---------- Records for the task

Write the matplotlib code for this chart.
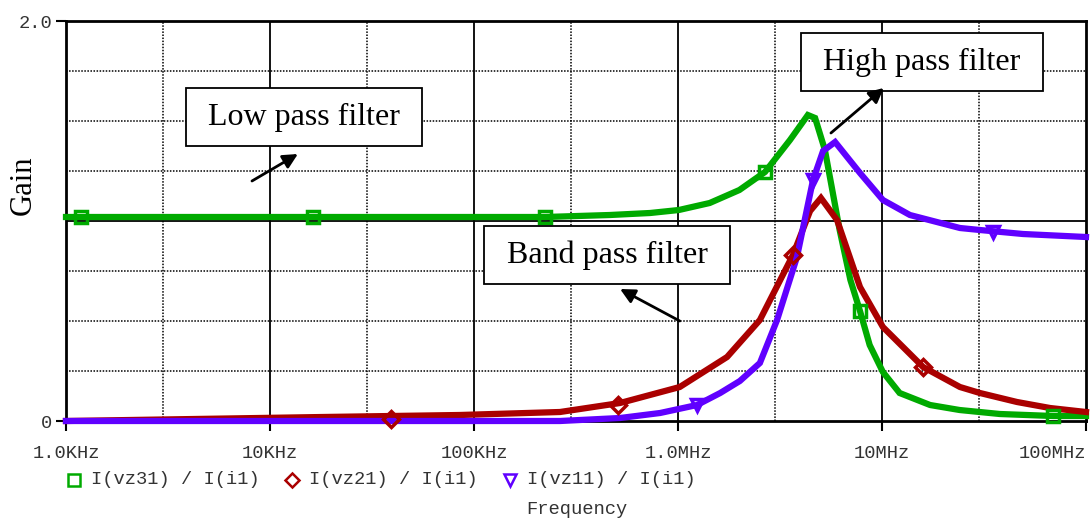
import numpy as np
import matplotlib.pyplot as plt
from matplotlib.lines import Line2D
from matplotlib.ticker import NullLocator

# traces: frequency (Hz) / gain
green_f = [1e3, 2.23e5, 4.64e5, 7.3e5, 1.01e6, 1.43e6, 2.0e6, 2.67e6, 3.54e6,
           4.33e6, 4.7e6, 5.25e6, 6.2e6, 7.0e6, 7.8e6, 8.7e6, 1.01e7, 1.22e7,
           1.72e7, 2.4e7, 3.78e7, 6.9e7, 1e8]
green_g = [1.02, 1.02, 1.03, 1.04, 1.055, 1.09, 1.155, 1.245, 1.405,
           1.53, 1.515, 1.355, 0.955, 0.705, 0.55, 0.38, 0.245, 0.14,
           0.08, 0.055, 0.035, 0.025, 0.025]

red_f = [1e3, 1.82e4, 8.5e4, 2.64e5, 5.2e5, 1.02e6, 1.74e6, 2.52e6, 3.66e6,
         4.44e6, 5.02e6, 6.02e6, 7.8e6, 1.01e7, 1.59e7, 2.41e7, 3.02e7,
         4.59e7, 6.66e7, 1e8]
red_g = [0.0, 0.02, 0.03, 0.045, 0.09, 0.17, 0.32, 0.505, 0.83,
         1.05, 1.115, 1.005, 0.67, 0.47, 0.27, 0.17, 0.14,
         0.095, 0.065, 0.045]

blue_f = [1e3, 2.64e5, 5.2e5, 8.17e5, 1.24e6, 1.61e6, 2.01e6, 2.52e6, 3.06e6,
          3.83e6, 4.59e6, 5.14e6, 5.89e6, 7.8e6, 1.01e7, 1.37e7, 2.41e7,
          3.02e7, 4.91e7, 1e8]
blue_g = [0.0, 0.0, 0.015, 0.04, 0.08, 0.14, 0.2, 0.29, 0.505,
          0.82, 1.205, 1.35, 1.395, 1.24, 1.105, 1.03, 0.965,
          0.955, 0.935, 0.92]

# marker positions on each trace
green_mk_f = [1.185e3, 1.63e4, 2.23e5, 2.67e6, 7.8e6, 6.9e7]
green_mk_g = [1.02, 1.02, 1.02, 1.245, 0.55, 0.025]
red_mk_f = [3.9e4, 5.1e5, 3.66e6, 1.59e7]
red_mk_g = [0.01, 0.08, 0.83, 0.27]
blue_mk_f = [1.24e6, 4.59e6, 3.5e7]
blue_mk_g = [0.08, 1.205, 0.945]

xtick_vals = [1e3, 1e4, 1e5, 1e6, 1e7, 1e8]
xtick_labels = ['1.0KHz', '10KHz', '100KHz', '1.0MHz', '10MHz', '100MHz']
legend_labels = ['I(vz31) / I(i1)', 'I(vz21) / I(i1)', 'I(vz11) / I(i1)']

GREEN = '#00aa00'
RED = '#aa0000'
BLUE = '#6000ff'
MONO = 'Liberation Mono'
SERIF = 'Liberation Serif'

fig = plt.figure(figsize=(10.91, 5.21), dpi=100)
ax = fig.add_axes([66 / 1091, 1 - 421 / 521, 1020 / 1091, 400 / 521])
ax.set_xscale('log')
ax.set_xlim(1e3, 1e8)
ax.set_ylim(0, 2)

# grid
for v in [0.25, 0.5, 0.75, 1.25, 1.5, 1.75]:
    ax.axhline(v, color='black', lw=1.1, ls=(0, (1, 1)), zorder=1)
ax.axhline(1.0, color='black', lw=1.3, zorder=1)
for d in [3e3, 3e4, 3e5, 3e6, 3e7]:
    ax.axvline(d, color='black', lw=1.1, ls=(0, (1, 1)), zorder=1)
for d in [1e4, 1e5, 1e6, 1e7]:
    ax.axvline(d, color='black', lw=1.3, zorder=1)

# traces
for f, g, c in [(green_f, green_g, GREEN), (red_f, red_g, RED), (blue_f, blue_g, BLUE)]:
    ax.plot(f, g, color=c, lw=4.5, solid_joinstyle='miter', clip_on=False, zorder=3)
ax.plot(green_mk_f, green_mk_g, ls='none', marker='s', ms=9, mfc='none', mec=GREEN,
        mew=2.5, clip_on=False, zorder=4)
ax.plot(red_mk_f, red_mk_g, ls='none', marker='D', ms=8, mfc='none', mec=RED,
        mew=2.5, clip_on=False, zorder=4)
ax.plot(blue_mk_f, blue_mk_g, ls='none', marker='v', ms=9, mfc='none', mec=BLUE,
        mew=2.5, clip_on=False, zorder=4)

# axes styling
for s in ax.spines.values():
    s.set_linewidth(2)
    s.set_color('black')
ax.set_xticks(xtick_vals)
ax.set_xticklabels(xtick_labels)
ax.xaxis.set_minor_locator(NullLocator())
ax.xaxis.get_majorticklabels()[-1].set_horizontalalignment('right')
ax.set_yticks([0, 2])
ax.set_yticklabels(['0', '2.0'])
ax.tick_params(axis='both', length=7, width=1.5, color='black', labelcolor='#333333',
               labelsize=13.5)
ax.tick_params(axis='x', pad=10)
ax.tick_params(axis='y', pad=3)
for lab in ax.get_xticklabels() + ax.get_yticklabels():
    lab.set_fontfamily(MONO)

ax.set_ylabel('Gain', fontsize=22, fontfamily=SERIF)
ax.yaxis.set_label_coords(-0.028, 0.59)

# annotation boxes with arrows
box = dict(boxstyle='square,pad=0.45', fc='white', ec='black', lw=1.3)
ax.text(1.47e4, 1.52, ' Low pass filter ', fontsize=23, fontfamily=SERIF,
        ha='center', va='center', bbox=box, zorder=5)
ax.text(1.57e7, 1.795, ' High pass filter ', fontsize=23, fontfamily=SERIF,
        ha='center', va='center', bbox=box, zorder=5)
ax.text(4.49e5, 0.83, ' Band pass filter ', fontsize=23, fontfamily=SERIF,
        ha='center', va='center', bbox=box, zorder=5)
arrow = dict(arrowstyle='-|>', color='black', lw=2, mutation_scale=22, shrinkA=0, shrinkB=0)
ax.annotate('', xy=(1.37e4, 1.335), xytext=(8.16e3, 1.2), arrowprops=arrow, zorder=6)
ax.annotate('', xy=(1.02e7, 1.665), xytext=(5.62e6, 1.44), arrowprops=arrow, zorder=6)
ax.annotate('', xy=(5.2e5, 0.66), xytext=(1.02e6, 0.5), arrowprops=arrow, zorder=6)

# legend row below the axis
leg_y = 1 - 480 / 521
for x0, lab, mk, c in zip([74, 292, 510], legend_labels, ['s', 'D', 'v'], [GREEN, RED, BLUE]):
    fig.add_artist(Line2D([x0 / 1091], [leg_y], transform=fig.transFigure, ls='none',
                          marker=mk, ms=8 if mk != 'D' else 7, mfc='none', mec=c, mew=1.8))
    fig.text((x0 + 17) / 1091, leg_y, lab, fontsize=13.5, fontfamily=MONO,
             color='#333333', ha='left', va='center')
fig.text(577 / 1091, 1 - 510 / 521, 'Frequency', fontsize=13.5, fontfamily=MONO,
         color='#333333', ha='center', va='center')

fig.savefig('out.png', dpi=100)
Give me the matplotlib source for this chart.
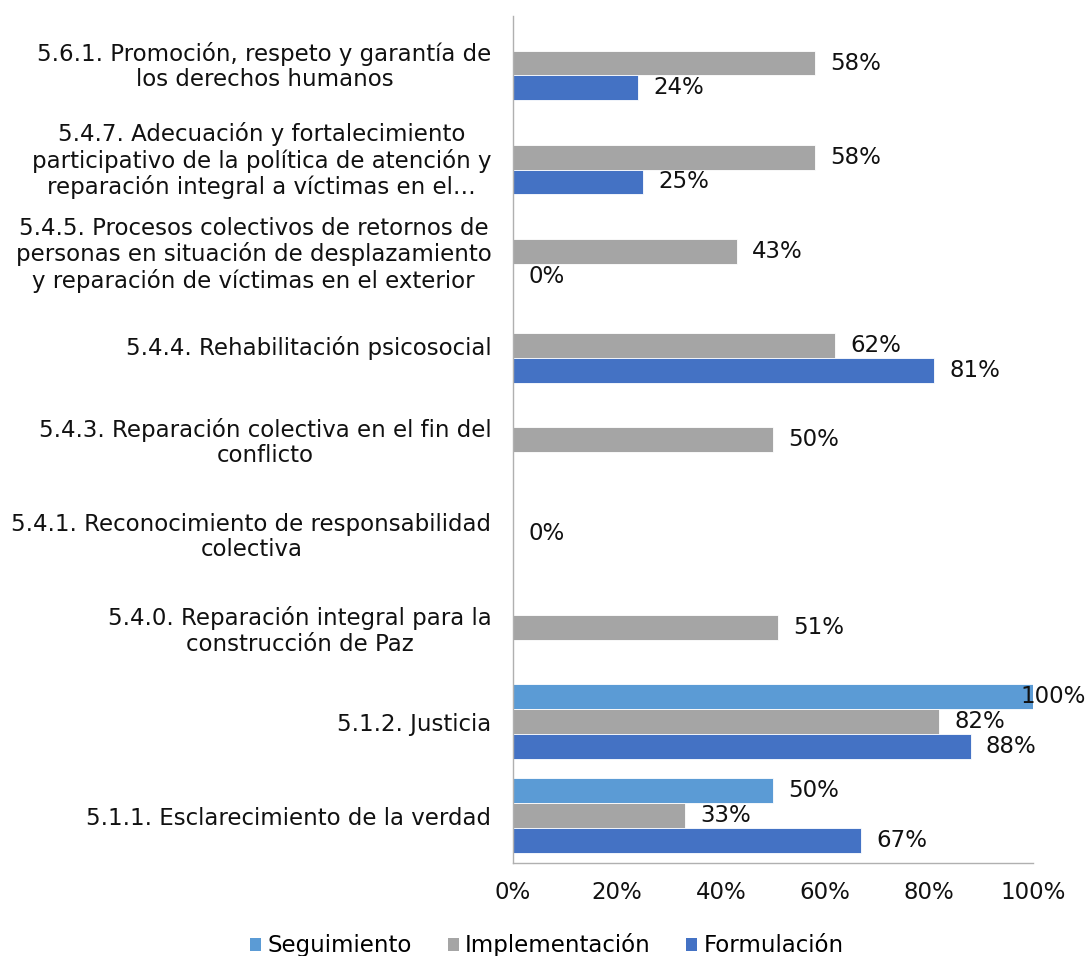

--------------------

Directions:
Set down all the entries exactly as they appear, but skip any pictures.

Exercise output:
Write the matplotlib code for this chart.
import numpy as np
import matplotlib.pyplot as plt
from matplotlib.lines import Line2D
from matplotlib.ticker import NullLocator

# traces: frequency (Hz) / gain
green_f = [1e3, 2.23e5, 4.64e5, 7.3e5, 1.01e6, 1.43e6, 2.0e6, 2.67e6, 3.54e6,
           4.33e6, 4.7e6, 5.25e6, 6.2e6, 7.0e6, 7.8e6, 8.7e6, 1.01e7, 1.22e7,
           1.72e7, 2.4e7, 3.78e7, 6.9e7, 1e8]
green_g = [1.02, 1.02, 1.03, 1.04, 1.055, 1.09, 1.155, 1.245, 1.405,
           1.53, 1.515, 1.355, 0.955, 0.705, 0.55, 0.38, 0.245, 0.14,
           0.08, 0.055, 0.035, 0.025, 0.025]

red_f = [1e3, 1.82e4, 8.5e4, 2.64e5, 5.2e5, 1.02e6, 1.74e6, 2.52e6, 3.66e6,
         4.44e6, 5.02e6, 6.02e6, 7.8e6, 1.01e7, 1.59e7, 2.41e7, 3.02e7,
         4.59e7, 6.66e7, 1e8]
red_g = [0.0, 0.02, 0.03, 0.045, 0.09, 0.17, 0.32, 0.505, 0.83,
         1.05, 1.115, 1.005, 0.67, 0.47, 0.27, 0.17, 0.14,
         0.095, 0.065, 0.045]

blue_f = [1e3, 2.64e5, 5.2e5, 8.17e5, 1.24e6, 1.61e6, 2.01e6, 2.52e6, 3.06e6,
          3.83e6, 4.59e6, 5.14e6, 5.89e6, 7.8e6, 1.01e7, 1.37e7, 2.41e7,
          3.02e7, 4.91e7, 1e8]
blue_g = [0.0, 0.0, 0.015, 0.04, 0.08, 0.14, 0.2, 0.29, 0.505,
          0.82, 1.205, 1.35, 1.395, 1.24, 1.105, 1.03, 0.965,
          0.955, 0.935, 0.92]

# marker positions on each trace
green_mk_f = [1.185e3, 1.63e4, 2.23e5, 2.67e6, 7.8e6, 6.9e7]
green_mk_g = [1.02, 1.02, 1.02, 1.245, 0.55, 0.025]
red_mk_f = [3.9e4, 5.1e5, 3.66e6, 1.59e7]
red_mk_g = [0.01, 0.08, 0.83, 0.27]
blue_mk_f = [1.24e6, 4.59e6, 3.5e7]
blue_mk_g = [0.08, 1.205, 0.945]

xtick_vals = [1e3, 1e4, 1e5, 1e6, 1e7, 1e8]
xtick_labels = ['1.0KHz', '10KHz', '100KHz', '1.0MHz', '10MHz', '100MHz']
legend_labels = ['I(vz31) / I(i1)', 'I(vz21) / I(i1)', 'I(vz11) / I(i1)']

GREEN = '#00aa00'
RED = '#aa0000'
BLUE = '#6000ff'
MONO = 'Liberation Mono'
SERIF = 'Liberation Serif'

fig = plt.figure(figsize=(10.91, 5.21), dpi=100)
ax = fig.add_axes([66 / 1091, 1 - 421 / 521, 1020 / 1091, 400 / 521])
ax.set_xscale('log')
ax.set_xlim(1e3, 1e8)
ax.set_ylim(0, 2)

# grid
for v in [0.25, 0.5, 0.75, 1.25, 1.5, 1.75]:
    ax.axhline(v, color='black', lw=1.1, ls=(0, (1, 1)), zorder=1)
ax.axhline(1.0, color='black', lw=1.3, zorder=1)
for d in [3e3, 3e4, 3e5, 3e6, 3e7]:
    ax.axvline(d, color='black', lw=1.1, ls=(0, (1, 1)), zorder=1)
for d in [1e4, 1e5, 1e6, 1e7]:
    ax.axvline(d, color='black', lw=1.3, zorder=1)

# traces
for f, g, c in [(green_f, green_g, GREEN), (red_f, red_g, RED), (blue_f, blue_g, BLUE)]:
    ax.plot(f, g, color=c, lw=4.5, solid_joinstyle='miter', clip_on=False, zorder=3)
ax.plot(green_mk_f, green_mk_g, ls='none', marker='s', ms=9, mfc='none', mec=GREEN,
        mew=2.5, clip_on=False, zorder=4)
ax.plot(red_mk_f, red_mk_g, ls='none', marker='D', ms=8, mfc='none', mec=RED,
        mew=2.5, clip_on=False, zorder=4)
ax.plot(blue_mk_f, blue_mk_g, ls='none', marker='v', ms=9, mfc='none', mec=BLUE,
        mew=2.5, clip_on=False, zorder=4)

# axes styling
for s in ax.spines.values():
    s.set_linewidth(2)
    s.set_color('black')
ax.set_xticks(xtick_vals)
ax.set_xticklabels(xtick_labels)
ax.xaxis.set_minor_locator(NullLocator())
ax.xaxis.get_majorticklabels()[-1].set_horizontalalignment('right')
ax.set_yticks([0, 2])
ax.set_yticklabels(['0', '2.0'])
ax.tick_params(axis='both', length=7, width=1.5, color='black', labelcolor='#333333',
               labelsize=13.5)
ax.tick_params(axis='x', pad=10)
ax.tick_params(axis='y', pad=3)
for lab in ax.get_xticklabels() + ax.get_yticklabels():
    lab.set_fontfamily(MONO)

ax.set_ylabel('Gain', fontsize=22, fontfamily=SERIF)
ax.yaxis.set_label_coords(-0.028, 0.59)

# annotation boxes with arrows
box = dict(boxstyle='square,pad=0.45', fc='white', ec='black', lw=1.3)
ax.text(1.47e4, 1.52, ' Low pass filter ', fontsize=23, fontfamily=SERIF,
        ha='center', va='center', bbox=box, zorder=5)
ax.text(1.57e7, 1.795, ' High pass filter ', fontsize=23, fontfamily=SERIF,
        ha='center', va='center', bbox=box, zorder=5)
ax.text(4.49e5, 0.83, ' Band pass filter ', fontsize=23, fontfamily=SERIF,
        ha='center', va='center', bbox=box, zorder=5)
arrow = dict(arrowstyle='-|>', color='black', lw=2, mutation_scale=22, shrinkA=0, shrinkB=0)
ax.annotate('', xy=(1.37e4, 1.335), xytext=(8.16e3, 1.2), arrowprops=arrow, zorder=6)
ax.annotate('', xy=(1.02e7, 1.665), xytext=(5.62e6, 1.44), arrowprops=arrow, zorder=6)
ax.annotate('', xy=(5.2e5, 0.66), xytext=(1.02e6, 0.5), arrowprops=arrow, zorder=6)

# legend row below the axis
leg_y = 1 - 480 / 521
for x0, lab, mk, c in zip([74, 292, 510], legend_labels, ['s', 'D', 'v'], [GREEN, RED, BLUE]):
    fig.add_artist(Line2D([x0 / 1091], [leg_y], transform=fig.transFigure, ls='none',
                          marker=mk, ms=8 if mk != 'D' else 7, mfc='none', mec=c, mew=1.8))
    fig.text((x0 + 17) / 1091, leg_y, lab, fontsize=13.5, fontfamily=MONO,
             color='#333333', ha='left', va='center')
fig.text(577 / 1091, 1 - 510 / 521, 'Frequency', fontsize=13.5, fontfamily=MONO,
         color='#333333', ha='center', va='center')

fig.savefig('out.png', dpi=100)
Give me the matplotlib source for this chart.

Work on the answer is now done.